I know that Justine Greening, the Minister responsible, and the Government are committed to delivering the change we need in this area. The sort of resolution of the House I am describing would strengthen ministers’ hands as they negotiate the changes in EU expenditure, rules and practices that would bring this abysmal situation to an end.
The EU would be put on notice that the days of easy British money were drawing to a close.
It would be a great improvement if the Government came forward with a more specific plan of action to achieve a clean audit opinion of EU spending in the not-too-distant future, which the House could explicitly endorse. We had years of platitudes under the last Government and our constituents are looking to us to get results. On behalf of the British people, the House has every right to oversee and be part of this endeavour. Its backing would lend great weight to the Government’s position in the EU.
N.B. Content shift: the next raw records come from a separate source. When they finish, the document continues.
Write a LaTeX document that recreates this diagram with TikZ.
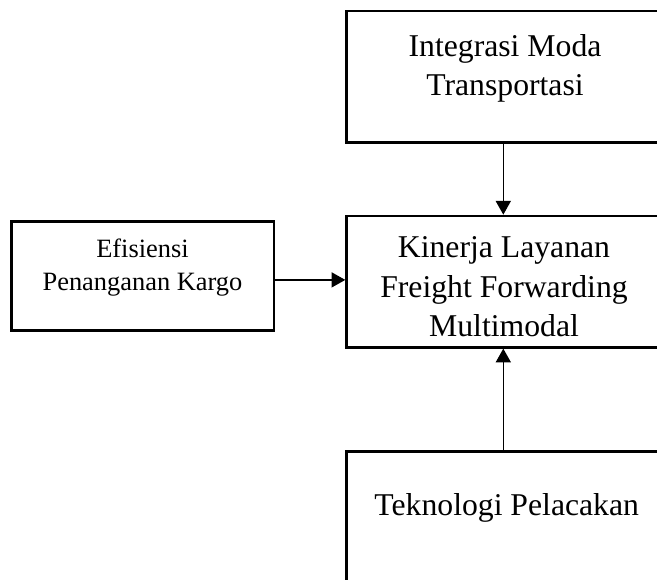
\documentclass[tikz,border=0pt]{standalone}
\usepackage{fontspec}
\setmainfont{Liberation Serif}
\usetikzlibrary{arrows.meta}

\begin{document}
\begin{tikzpicture}[x=0.3785pt, y=-0.3785pt,
        kotak/.style={draw, line width=1pt, inner sep=0pt, minimum width=118.6pt},
        teks/.style={align=center, font=\fontsize{12}{14.8}\selectfont},
        panah/.style={-{Triangle[width=5.7pt, length=5.2pt]}, line width=0.5pt}]
        \useasboundingbox (0,0) rectangle (657,579);
        \clip (0,0) rectangle (657,579);

        % kotak variabel
        \node[kotak, minimum height=49.85pt] (integrasi) at (503.3,76.9) {};
        \node[kotak, minimum height=49.7pt] (kinerja) at (503.3,281.65) {};
        \node[kotak, minimum width=99.3pt, minimum height=41.26pt] (efisiensi) at (142.85,276.2) {};
        \node[kotak, minimum height=63.7pt] (teknologi) at (503.3,535.85) {};

        % teks
        \node[teks] (tIntegrasi) at (505,68.7) {Integrasi Moda\\Transportasi};
        \node[teks] (tKinerja) at (504,286.7) {Kinerja Layanan\\Freight Forwarding\\Multimodal};
        \node[teks, font=\fontsize{10}{12.5}\selectfont] (tEfisiensi) at (142.5,267.4) {Efisiensi\\Penanganan Kargo};
        \node[teks] (tTeknologi) at (506.7,507.7) {Teknologi Pelacakan};

        % panah
        \draw[panah] (integrasi) -- (kinerja);
        \draw[panah] (teknologi) -- (kinerja);
        \draw[panah] ([yshift=-1.4pt]efisiensi.east) -- ([yshift=-1.4pt]efisiensi.east -| kinerja.west);
    \end{tikzpicture}
\end{document}
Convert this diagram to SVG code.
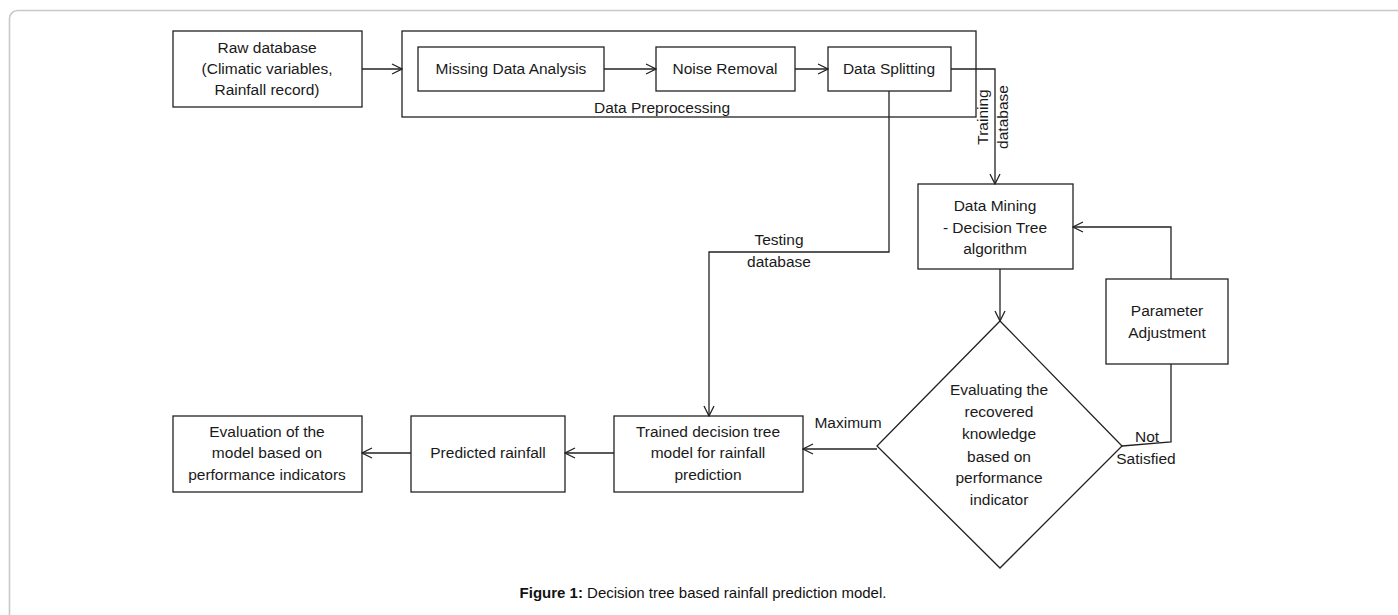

However, even if it ticked all the auditors’ boxes, the EU Budget as it currently stands would remain a reprehensible beast. We have the bloated, destructive Common Agricultural Policy and the charade of wealthy Member States paying in, only to receive billions back in development funds with endless EU strings attached. We seem to have accepted the principle of central planning and redistribution at EU level. Many questions about EU spending will fall to be determined in the upcoming negotiations on the new EU Financial Framework, for the years following 2013. Such questions should be debated and, where relevant, decided in the House of Commons.
It is, after all, our constituents’ money.